There is something slightly naughty about sewing a thousand pounds into the back pocket of your trousers in an airport toilet. But I am not money smuggling, I am going on a work trip to a place without cash machines, exchange bureaus, or electricity.
Arriving at Gatwick, I was informed at the Astraeus airline desk that our plane, due to carry on from Freetown to Monrovia, will infact go to Monrovia first, even though it is further away, and then return to Freetown. This is because the runway landing lights at Monrovia are not working and have not been fixed, and the plane must land in daylight in Monrovia. For me this means that the already-long flight will be two or more hours longer, and that I will not land just at dusk, but in full darkness.
The Sierra Leonean man behind me in the queue, three enormous Brixton market suitcases on a trolley, told the bony English airline worker at the head of the queue that it was inconvenient, this addition to our journey. I was just about to leap in and complain myself when I saw the airline man give a loud “tut”, then turn his back on the Sierra Leonean, and start talking to his colleague.
“You can’t get angry at us for feeling put out,” I said to the man, upset that he had been so dismissive of the African. I know for sure that he wouldn’t have turned his back on an English man.

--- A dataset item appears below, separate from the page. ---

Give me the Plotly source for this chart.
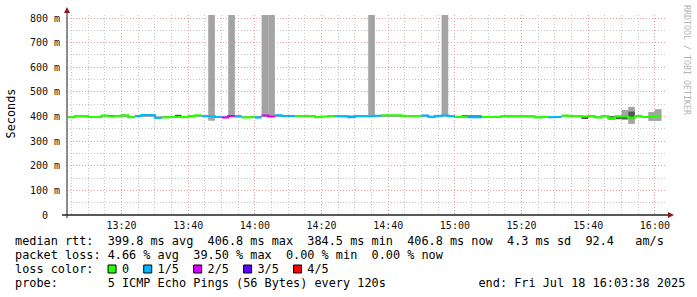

“Well, it’s not my fault if Monrovia airport can’t fix their lights. They should have done it a month ago and I’m sorry to say it but it’s typical Africa not to have done it yet,” he said.
I bristled.
Then I remembered when I lived in Ziguinchor and our airport was closed for months on end because there was no airport fence and a plane had hit a pig crossing the runway. On the day that the airport was due to re-open, a new perimeter fence protecting planes and pork-life, Air Senegal cancelled our flight because they refused to land there, as the fence, after months of work, still wasn’t finished.
I had nothing more to say. But felt cross with the guy anyway.